Use Power BI to Visualize Baltimore Crime Reports
Using Power BI to Visualize Baltimore Crime Reports
With Power BI you can take raw data and quickly transform it into easy to use visualizations. For this example, I will be using data from the Baltimore police crime reports public dataset that has data points back to 1963. However, most of the data really starts in 2014. I wanted to see what I could build from the dataset and spent a few hours pulling together the data and then building reports that enable me to see various trends about Baltimore crime reports.
This report summarizes the crime reports by the time of day aggregated from data by year. The line graph shows that crime reports are lowest before 6AM and highest between 6PM and Midnight.
Baltimore Crime Reports by Hour
For this page of my report. I wanted to see when crimes were occuring by the hour of the day. I converted the timestamps from the data into a column that provides me with the Hour of the Crime and then went to work building a report to show me exactly what happens and when.
I built a map that gives me the location of the reported crime and then some data grids that allow me to click to filter my results right on the report. For example, I can see crime reports by year or description of the crime just by clicking on the name in the data grids.
Then I added some visualizations to let me see trends over time. I have a line graph that shows how many crimes are reported by hour of day. From the data the 5 AM to 6 AM block is the lowest time for crime. While 6 PM to 7 PM has the most crimes reported.
I also wanted to see how incidents of crime trended by hour over the descriptions and districts. So I built 2 different 100% stacked bar charts to let me see trends into those data points. From the data Burglary is highest between 7 AM and 8AM and tapers off throughout the day.
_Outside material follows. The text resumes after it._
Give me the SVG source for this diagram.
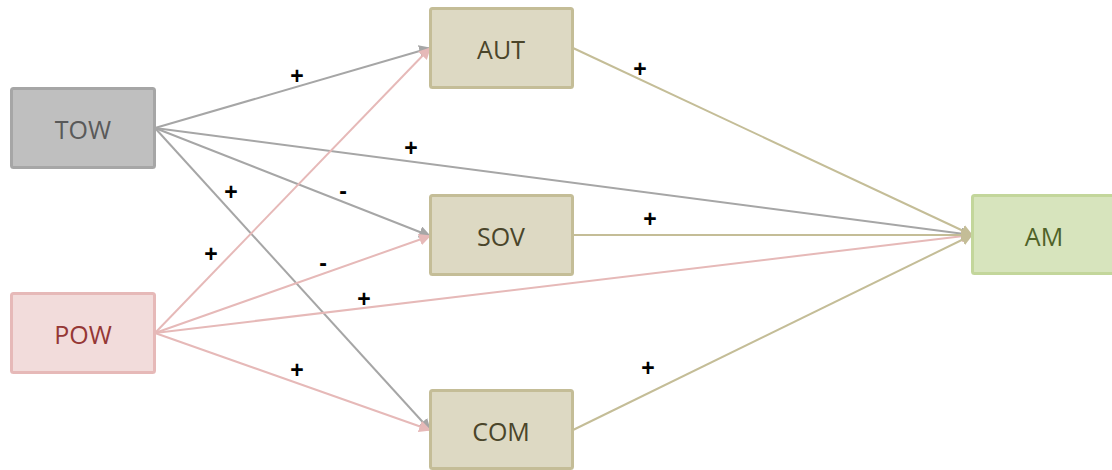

Having data means having dirty data. This page in my report shows crime reports that do not have a District assigned. There are 97 occurrences of crime reports that do not have a proper district.
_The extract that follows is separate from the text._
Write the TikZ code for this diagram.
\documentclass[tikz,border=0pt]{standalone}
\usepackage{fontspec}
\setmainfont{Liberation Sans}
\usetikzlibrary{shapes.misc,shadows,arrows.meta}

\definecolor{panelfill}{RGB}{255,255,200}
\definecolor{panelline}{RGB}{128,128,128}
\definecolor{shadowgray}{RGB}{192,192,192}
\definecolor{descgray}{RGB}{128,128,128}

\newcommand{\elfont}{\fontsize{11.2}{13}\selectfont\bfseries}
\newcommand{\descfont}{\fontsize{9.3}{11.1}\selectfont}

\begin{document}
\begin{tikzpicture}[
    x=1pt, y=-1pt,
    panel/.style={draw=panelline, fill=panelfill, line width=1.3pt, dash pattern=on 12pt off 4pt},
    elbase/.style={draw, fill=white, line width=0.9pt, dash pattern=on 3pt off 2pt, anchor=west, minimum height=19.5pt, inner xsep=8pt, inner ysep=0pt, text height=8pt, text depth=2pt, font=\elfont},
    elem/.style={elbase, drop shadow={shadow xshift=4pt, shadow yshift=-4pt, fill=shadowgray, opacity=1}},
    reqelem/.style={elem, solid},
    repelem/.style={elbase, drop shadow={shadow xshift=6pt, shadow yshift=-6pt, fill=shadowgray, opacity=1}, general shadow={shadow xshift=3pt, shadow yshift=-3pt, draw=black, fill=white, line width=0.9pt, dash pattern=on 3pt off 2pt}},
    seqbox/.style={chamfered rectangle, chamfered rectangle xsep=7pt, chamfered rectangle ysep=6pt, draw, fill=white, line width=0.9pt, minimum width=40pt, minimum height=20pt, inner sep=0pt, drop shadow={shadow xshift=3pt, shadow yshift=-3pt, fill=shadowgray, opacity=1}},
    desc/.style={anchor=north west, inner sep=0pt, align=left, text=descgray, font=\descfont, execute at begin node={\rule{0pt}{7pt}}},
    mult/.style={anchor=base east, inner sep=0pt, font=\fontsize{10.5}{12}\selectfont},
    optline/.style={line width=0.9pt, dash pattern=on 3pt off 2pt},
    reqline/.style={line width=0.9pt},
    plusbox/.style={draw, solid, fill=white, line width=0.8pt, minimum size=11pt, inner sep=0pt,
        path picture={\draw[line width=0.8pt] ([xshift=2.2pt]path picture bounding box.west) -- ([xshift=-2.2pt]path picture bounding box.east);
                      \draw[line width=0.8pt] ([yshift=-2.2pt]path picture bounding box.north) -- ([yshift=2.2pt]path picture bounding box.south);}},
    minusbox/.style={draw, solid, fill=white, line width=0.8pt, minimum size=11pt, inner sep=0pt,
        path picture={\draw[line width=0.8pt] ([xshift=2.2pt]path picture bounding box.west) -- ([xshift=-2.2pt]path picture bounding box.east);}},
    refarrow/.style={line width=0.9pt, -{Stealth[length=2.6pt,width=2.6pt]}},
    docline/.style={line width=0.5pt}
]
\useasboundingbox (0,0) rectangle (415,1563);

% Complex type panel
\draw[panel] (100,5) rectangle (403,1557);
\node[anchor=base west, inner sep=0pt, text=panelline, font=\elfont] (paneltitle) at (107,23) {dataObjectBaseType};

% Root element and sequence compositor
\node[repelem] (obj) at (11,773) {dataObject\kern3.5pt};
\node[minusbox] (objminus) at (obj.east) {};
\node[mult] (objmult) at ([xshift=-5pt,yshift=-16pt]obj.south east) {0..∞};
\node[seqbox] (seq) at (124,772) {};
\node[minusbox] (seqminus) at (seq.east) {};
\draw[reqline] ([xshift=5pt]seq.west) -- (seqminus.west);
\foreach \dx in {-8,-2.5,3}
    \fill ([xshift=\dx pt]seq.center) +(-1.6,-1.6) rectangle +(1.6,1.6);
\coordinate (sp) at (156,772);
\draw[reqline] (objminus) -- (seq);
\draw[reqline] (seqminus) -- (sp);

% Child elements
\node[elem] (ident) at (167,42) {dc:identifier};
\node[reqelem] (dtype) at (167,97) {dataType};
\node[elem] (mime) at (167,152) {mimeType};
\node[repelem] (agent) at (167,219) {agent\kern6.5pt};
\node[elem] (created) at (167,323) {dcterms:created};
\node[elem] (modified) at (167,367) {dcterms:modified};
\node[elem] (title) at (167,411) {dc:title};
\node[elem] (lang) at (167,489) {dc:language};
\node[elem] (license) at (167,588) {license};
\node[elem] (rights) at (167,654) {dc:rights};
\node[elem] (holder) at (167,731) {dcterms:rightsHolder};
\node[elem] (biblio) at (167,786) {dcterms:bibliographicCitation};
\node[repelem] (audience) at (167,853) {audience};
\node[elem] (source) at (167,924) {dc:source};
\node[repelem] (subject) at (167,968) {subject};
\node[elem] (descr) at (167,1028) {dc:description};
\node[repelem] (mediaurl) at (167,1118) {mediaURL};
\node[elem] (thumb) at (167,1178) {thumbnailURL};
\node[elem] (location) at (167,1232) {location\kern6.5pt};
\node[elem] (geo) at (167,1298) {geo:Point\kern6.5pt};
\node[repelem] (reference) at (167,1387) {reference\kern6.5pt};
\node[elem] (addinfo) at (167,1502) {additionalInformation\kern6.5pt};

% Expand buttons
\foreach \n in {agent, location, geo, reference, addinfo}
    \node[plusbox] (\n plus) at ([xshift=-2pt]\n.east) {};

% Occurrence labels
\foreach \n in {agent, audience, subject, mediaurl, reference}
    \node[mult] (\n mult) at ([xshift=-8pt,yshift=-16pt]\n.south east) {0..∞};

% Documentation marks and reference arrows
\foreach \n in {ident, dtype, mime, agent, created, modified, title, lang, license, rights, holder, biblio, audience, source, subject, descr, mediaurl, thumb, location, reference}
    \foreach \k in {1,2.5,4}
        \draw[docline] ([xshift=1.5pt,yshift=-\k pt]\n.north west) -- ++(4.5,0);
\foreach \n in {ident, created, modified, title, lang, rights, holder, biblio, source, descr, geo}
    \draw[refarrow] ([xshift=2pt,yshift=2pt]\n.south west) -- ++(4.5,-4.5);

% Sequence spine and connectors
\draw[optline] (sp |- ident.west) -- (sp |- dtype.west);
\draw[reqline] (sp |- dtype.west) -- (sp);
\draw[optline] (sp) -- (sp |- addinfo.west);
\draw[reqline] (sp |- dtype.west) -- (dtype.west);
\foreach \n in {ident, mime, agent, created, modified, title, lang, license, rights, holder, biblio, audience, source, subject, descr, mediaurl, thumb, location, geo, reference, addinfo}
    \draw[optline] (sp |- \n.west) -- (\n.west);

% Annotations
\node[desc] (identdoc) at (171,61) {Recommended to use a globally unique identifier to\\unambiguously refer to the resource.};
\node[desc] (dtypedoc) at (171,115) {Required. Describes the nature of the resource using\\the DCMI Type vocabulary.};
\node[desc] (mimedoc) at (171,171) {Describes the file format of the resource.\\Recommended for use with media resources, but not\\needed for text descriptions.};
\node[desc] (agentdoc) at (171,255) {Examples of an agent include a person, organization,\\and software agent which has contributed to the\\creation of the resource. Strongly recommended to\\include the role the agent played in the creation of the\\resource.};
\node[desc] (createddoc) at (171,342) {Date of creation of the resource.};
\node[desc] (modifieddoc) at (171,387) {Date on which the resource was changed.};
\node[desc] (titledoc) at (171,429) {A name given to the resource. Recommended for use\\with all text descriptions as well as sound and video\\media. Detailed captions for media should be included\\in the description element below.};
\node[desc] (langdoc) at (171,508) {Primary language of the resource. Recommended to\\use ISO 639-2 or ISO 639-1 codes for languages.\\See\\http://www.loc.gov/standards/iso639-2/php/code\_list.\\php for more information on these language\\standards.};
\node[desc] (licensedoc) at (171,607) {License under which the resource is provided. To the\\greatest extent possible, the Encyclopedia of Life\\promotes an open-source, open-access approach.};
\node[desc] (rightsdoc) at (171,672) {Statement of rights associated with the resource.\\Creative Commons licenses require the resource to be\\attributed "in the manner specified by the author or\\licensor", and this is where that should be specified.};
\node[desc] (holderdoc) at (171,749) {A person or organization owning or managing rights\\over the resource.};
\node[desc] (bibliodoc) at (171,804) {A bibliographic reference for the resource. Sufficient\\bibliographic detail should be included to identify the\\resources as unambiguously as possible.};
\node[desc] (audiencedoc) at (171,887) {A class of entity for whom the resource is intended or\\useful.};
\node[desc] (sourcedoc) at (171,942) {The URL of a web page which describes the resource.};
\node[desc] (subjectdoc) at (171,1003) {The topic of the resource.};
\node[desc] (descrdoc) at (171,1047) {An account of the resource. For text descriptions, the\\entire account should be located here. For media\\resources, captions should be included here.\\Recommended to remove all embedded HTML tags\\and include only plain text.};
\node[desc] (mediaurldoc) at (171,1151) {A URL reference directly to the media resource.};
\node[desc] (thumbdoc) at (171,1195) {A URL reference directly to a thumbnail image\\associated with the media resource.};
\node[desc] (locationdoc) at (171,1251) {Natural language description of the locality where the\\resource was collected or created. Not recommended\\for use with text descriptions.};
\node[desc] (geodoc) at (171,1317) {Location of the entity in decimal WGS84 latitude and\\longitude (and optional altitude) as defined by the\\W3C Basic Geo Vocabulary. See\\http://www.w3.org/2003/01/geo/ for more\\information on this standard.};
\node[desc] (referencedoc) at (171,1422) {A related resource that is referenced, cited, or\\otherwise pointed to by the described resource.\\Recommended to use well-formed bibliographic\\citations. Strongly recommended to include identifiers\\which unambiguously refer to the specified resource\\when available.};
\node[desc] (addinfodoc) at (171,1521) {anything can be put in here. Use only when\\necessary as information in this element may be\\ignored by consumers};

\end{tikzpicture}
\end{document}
Data Quality in Crime Reports
To quickly spot any data issues, I created a page that highlights crime reports that do not have a District assigned. This allows me to spot data quality issues in the data. The most common day to have no District assigned in Sunday as shown on the bar graph in the middle. While Larceny from Auto is the most common description to have data quality issues. From this view a Data Steward could identify the crime reports that have data issues. Then correct the data in the source system and clean up the data incrementally.
Power BI has the ability to run the data through machine learning to look for key influencers in data. In this example, I wanted to know what description of crimes lead to a decrease in the total incidents. The top 3 descriptions are Arson, Homicide and Robbery – Carjacking. Meaning that these 3 types of crimes are lower than other in total reported cases. This feature automatically changes based upon the different values you may want to investigate. Allowing for highly interactive data analytics and machine learning on this or any dataset.